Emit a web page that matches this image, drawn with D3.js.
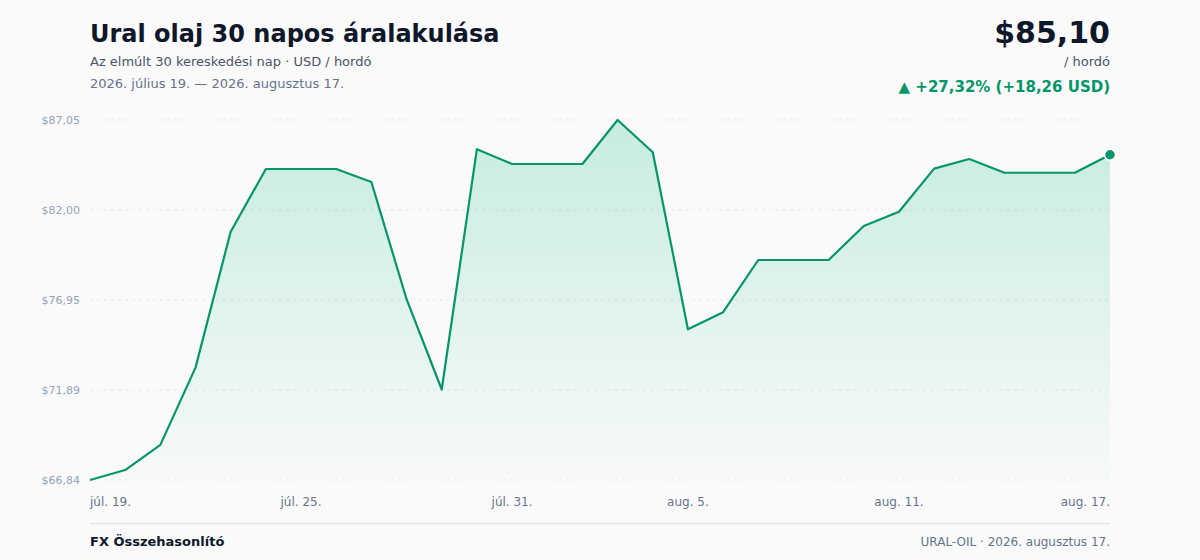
<!DOCTYPE html>
<html>
<head>
<meta charset="utf-8">
<script src="https://cdn.jsdelivr.net/npm/d3@7"></script>
<style>
  html, body { margin: 0; padding: 0; background: #fafafa; }
  body { font-family: "DejaVu Sans", sans-serif; }
</style>
</head>
<body>
<div id="chart"></div>
<script>
// 30 napos adatsor (USD / hordó)
var dates = ["júl. 19.","júl. 20.","júl. 21.","júl. 22.","júl. 23.","júl. 24.","júl. 25.","júl. 26.","júl. 27.","júl. 28.",
  "júl. 29.","júl. 30.","júl. 31.","aug. 1.","aug. 2.","aug. 3.","aug. 4.","aug. 5.","aug. 6.","aug. 7.",
  "aug. 8.","aug. 9.","aug. 10.","aug. 11.","aug. 12.","aug. 13.","aug. 14.","aug. 15.","aug. 16.","aug. 17."];
var prices = [66.84, 67.40, 68.81, 73.15, 80.78, 84.30, 84.30, 84.30, 83.57, 76.99,
  71.92, 85.41, 84.58, 84.58, 84.58, 87.05, 85.24, 75.30, 76.26, 79.19,
  79.19, 79.19, 81.10, 81.90, 84.32, 84.86, 84.09, 84.09, 84.09, 85.10];
var tickDates = ["júl. 19.","júl. 25.","júl. 31.","aug. 5.","aug. 11.","aug. 17."];
var yTicks = [66.84, 71.89, 76.95, 82.00, 87.05];

var svg_width = 1200, svg_height = 560;
var plotL = 90, plotR = 1110, plotT = 120, plotB = 480;
var green = "#059669";

var svg = d3.select("#chart").append("svg")
  .attr("width", svg_width)
  .attr("height", svg_height);

var fmt = function(v){ return v.toFixed(2).replace(".", ","); };

var x = d3.scalePoint().domain(dates).range([plotL, plotR]);
var y = d3.scaleLinear().domain(d3.extent(prices)).range([plotB, plotT]);

var data = dates.map(function(d, i){ return {date: d, price: prices[i]}; });

// gradient
var defs = svg.append("defs");
var grad = defs.append("linearGradient")
  .attr("id", "fillGrad")
  .attr("x1", 0).attr("y1", 0).attr("x2", 0).attr("y2", 1);
grad.append("stop").attr("offset", "0%").attr("stop-color", "#10b981").attr("stop-opacity", 0.22);
grad.append("stop").attr("offset", "100%").attr("stop-color", "#10b981").attr("stop-opacity", 0.01);

// header
svg.append("text").attr("x", 90).attr("y", 42)
  .attr("font-size", 24).attr("font-weight", "bold").attr("fill", "#0f172a")
  .text("Ural olaj 30 napos áralakulása");
svg.append("text").attr("x", 90).attr("y", 66)
  .attr("font-size", 13).attr("fill", "#475569")
  .text("Az elmúlt 30 kereskedési nap · USD / hordó");
svg.append("text").attr("x", 90).attr("y", 88)
  .attr("font-size", 13).attr("fill", "#64748b")
  .text("2026. július 19. — 2026. augusztus 17.");

svg.append("text").attr("x", 1110).attr("y", 43).attr("text-anchor", "end")
  .attr("font-size", 30).attr("font-weight", "bold").attr("fill", "#0f172a")
  .text("$" + fmt(prices[prices.length - 1]));
svg.append("text").attr("x", 1110).attr("y", 66).attr("text-anchor", "end")
  .attr("font-size", 13).attr("fill", "#475569")
  .text("/ hordó");
var diff = prices[prices.length - 1] - prices[0];
var pct = diff / prices[0] * 100;
svg.append("text").attr("x", 1110).attr("y", 92).attr("text-anchor", "end")
  .attr("font-size", 15).attr("font-weight", "bold").attr("fill", green)
  .text("▲ +" + fmt(pct) + "% (+" + fmt(diff) + " USD)");

// grid + y labels
svg.selectAll("line.grid")
  .data(yTicks)
  .enter()
  .append("line")
  .attr("class", "grid")
  .attr("x1", plotL).attr("x2", plotR)
  .attr("y1", function(d){ return y(d); })
  .attr("y2", function(d){ return y(d); })
  .attr("stroke", "#e5e7eb")
  .attr("stroke-dasharray", "3,4");

svg.selectAll("text.ylab")
  .data(yTicks)
  .enter()
  .append("text")
  .attr("class", "ylab")
  .attr("x", 80)
  .attr("y", function(d){ return y(d) + 4; })
  .attr("text-anchor", "end")
  .attr("font-size", 11)
  .attr("fill", "#94a3b8")
  .text(function(d){ return "$" + fmt(d); });

// area + line
var area = d3.area()
  .x(function(d){ return x(d.date); })
  .y0(plotB)
  .y1(function(d){ return y(d.price); });
var line = d3.line()
  .x(function(d){ return x(d.date); })
  .y(function(d){ return y(d.price); });

svg.append("path").datum(data)
  .attr("d", area)
  .attr("fill", "url(#fillGrad)");
svg.append("path").datum(data)
  .attr("d", line)
  .attr("fill", "none")
  .attr("stroke", green)
  .attr("stroke-width", 2.2)
  .attr("stroke-linejoin", "round");

var last = data[data.length - 1];
svg.append("circle")
  .attr("cx", x(last.date)).attr("cy", y(last.price))
  .attr("r", 5.5)
  .attr("fill", green)
  .attr("stroke", "#ffffff")
  .attr("stroke-width", 1.5);

// x labels
svg.selectAll("text.xlab")
  .data(tickDates)
  .enter()
  .append("text")
  .attr("class", "xlab")
  .attr("x", function(d){ return x(d); })
  .attr("y", 506)
  .attr("text-anchor", function(d, i){ return i == 0 ? "start" : (i == tickDates.length - 1 ? "end" : "middle"); })
  .attr("font-size", 12)
  .attr("fill", "#64748b")
  .text(function(d){ return d; });

// footer
svg.append("line")
  .attr("x1", 90).attr("x2", 1110)
  .attr("y1", 523.5).attr("y2", 523.5)
  .attr("stroke", "#e5e7eb")
  .attr("stroke-width", 1.5);
svg.append("text").attr("x", 90).attr("y", 546)
  .attr("font-size", 13).attr("font-weight", "bold").attr("fill", "#0f172a")
  .text("FX Összehasonlító");
svg.append("text").attr("x", 1110).attr("y", 546).attr("text-anchor", "end")
  .attr("font-size", 12).attr("fill", "#64748b")
  .text("URAL-OIL · 2026. augusztus 17.");
</script>
</body>
</html>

- [YOUR INSTRUCTIONS] Print each line of the material above exactly, with the pictures removed from your copy.

- [EXERCISE ANSWER]
Emit a web page that matches this image, drawn with D3.js.
<!DOCTYPE html>
<html>
<head>
<meta charset="utf-8">
<script src="https://cdn.jsdelivr.net/npm/d3@7"></script>
<style>
  html, body { margin: 0; padding: 0; background: #fafafa; }
  body { font-family: "DejaVu Sans", sans-serif; }
</style>
</head>
<body>
<div id="chart"></div>
<script>
// 30 napos adatsor (USD / hordó)
var dates = ["júl. 19.","júl. 20.","júl. 21.","júl. 22.","júl. 23.","júl. 24.","júl. 25.","júl. 26.","júl. 27.","júl. 28.",
  "júl. 29.","júl. 30.","júl. 31.","aug. 1.","aug. 2.","aug. 3.","aug. 4.","aug. 5.","aug. 6.","aug. 7.",
  "aug. 8.","aug. 9.","aug. 10.","aug. 11.","aug. 12.","aug. 13.","aug. 14.","aug. 15.","aug. 16.","aug. 17."];
var prices = [66.84, 67.40, 68.81, 73.15, 80.78, 84.30, 84.30, 84.30, 83.57, 76.99,
  71.92, 85.41, 84.58, 84.58, 84.58, 87.05, 85.24, 75.30, 76.26, 79.19,
  79.19, 79.19, 81.10, 81.90, 84.32, 84.86, 84.09, 84.09, 84.09, 85.10];
var tickDates = ["júl. 19.","júl. 25.","júl. 31.","aug. 5.","aug. 11.","aug. 17."];
var yTicks = [66.84, 71.89, 76.95, 82.00, 87.05];

var svg_width = 1200, svg_height = 560;
var plotL = 90, plotR = 1110, plotT = 120, plotB = 480;
var green = "#059669";

var svg = d3.select("#chart").append("svg")
  .attr("width", svg_width)
  .attr("height", svg_height);

var fmt = function(v){ return v.toFixed(2).replace(".", ","); };

var x = d3.scalePoint().domain(dates).range([plotL, plotR]);
var y = d3.scaleLinear().domain(d3.extent(prices)).range([plotB, plotT]);

var data = dates.map(function(d, i){ return {date: d, price: prices[i]}; });

// gradient
var defs = svg.append("defs");
var grad = defs.append("linearGradient")
  .attr("id", "fillGrad")
  .attr("x1", 0).attr("y1", 0).attr("x2", 0).attr("y2", 1);
grad.append("stop").attr("offset", "0%").attr("stop-color", "#10b981").attr("stop-opacity", 0.22);
grad.append("stop").attr("offset", "100%").attr("stop-color", "#10b981").attr("stop-opacity", 0.01);

// header
svg.append("text").attr("x", 90).attr("y", 42)
  .attr("font-size", 24).attr("font-weight", "bold").attr("fill", "#0f172a")
  .text("Ural olaj 30 napos áralakulása");
svg.append("text").attr("x", 90).attr("y", 66)
  .attr("font-size", 13).attr("fill", "#475569")
  .text("Az elmúlt 30 kereskedési nap · USD / hordó");
svg.append("text").attr("x", 90).attr("y", 88)
  .attr("font-size", 13).attr("fill", "#64748b")
  .text("2026. július 19. — 2026. augusztus 17.");

svg.append("text").attr("x", 1110).attr("y", 43).attr("text-anchor", "end")
  .attr("font-size", 30).attr("font-weight", "bold").attr("fill", "#0f172a")
  .text("$" + fmt(prices[prices.length - 1]));
svg.append("text").attr("x", 1110).attr("y", 66).attr("text-anchor", "end")
  .attr("font-size", 13).attr("fill", "#475569")
  .text("/ hordó");
var diff = prices[prices.length - 1] - prices[0];
var pct = diff / prices[0] * 100;
svg.append("text").attr("x", 1110).attr("y", 92).attr("text-anchor", "end")
  .attr("font-size", 15).attr("font-weight", "bold").attr("fill", green)
  .text("▲ +" + fmt(pct) + "% (+" + fmt(diff) + " USD)");

// grid + y labels
svg.selectAll("line.grid")
  .data(yTicks)
  .enter()
  .append("line")
  .attr("class", "grid")
  .attr("x1", plotL).attr("x2", plotR)
  .attr("y1", function(d){ return y(d); })
  .attr("y2", function(d){ return y(d); })
  .attr("stroke", "#e5e7eb")
  .attr("stroke-dasharray", "3,4");

svg.selectAll("text.ylab")
  .data(yTicks)
  .enter()
  .append("text")
  .attr("class", "ylab")
  .attr("x", 80)
  .attr("y", function(d){ return y(d) + 4; })
  .attr("text-anchor", "end")
  .attr("font-size", 11)
  .attr("fill", "#94a3b8")
  .text(function(d){ return "$" + fmt(d); });

// area + line
var area = d3.area()
  .x(function(d){ return x(d.date); })
  .y0(plotB)
  .y1(function(d){ return y(d.price); });
var line = d3.line()
  .x(function(d){ return x(d.date); })
  .y(function(d){ return y(d.price); });

svg.append("path").datum(data)
  .attr("d", area)
  .attr("fill", "url(#fillGrad)");
svg.append("path").datum(data)
  .attr("d", line)
  .attr("fill", "none")
  .attr("stroke", green)
  .attr("stroke-width", 2.2)
  .attr("stroke-linejoin", "round");

var last = data[data.length - 1];
svg.append("circle")
  .attr("cx", x(last.date)).attr("cy", y(last.price))
  .attr("r", 5.5)
  .attr("fill", green)
  .attr("stroke", "#ffffff")
  .attr("stroke-width", 1.5);

// x labels
svg.selectAll("text.xlab")
  .data(tickDates)
  .enter()
  .append("text")
  .attr("class", "xlab")
  .attr("x", function(d){ return x(d); })
  .attr("y", 506)
  .attr("text-anchor", function(d, i){ return i == 0 ? "start" : (i == tickDates.length - 1 ? "end" : "middle"); })
  .attr("font-size", 12)
  .attr("fill", "#64748b")
  .text(function(d){ return d; });

// footer
svg.append("line")
  .attr("x1", 90).attr("x2", 1110)
  .attr("y1", 523.5).attr("y2", 523.5)
  .attr("stroke", "#e5e7eb")
  .attr("stroke-width", 1.5);
svg.append("text").attr("x", 90).attr("y", 546)
  .attr("font-size", 13).attr("font-weight", "bold").attr("fill", "#0f172a")
  .text("FX Összehasonlító");
svg.append("text").attr("x", 1110).attr("y", 546).attr("text-anchor", "end")
  .attr("font-size", 12).attr("fill", "#64748b")
  .text("URAL-OIL · 2026. augusztus 17.");
</script>
</body>
</html>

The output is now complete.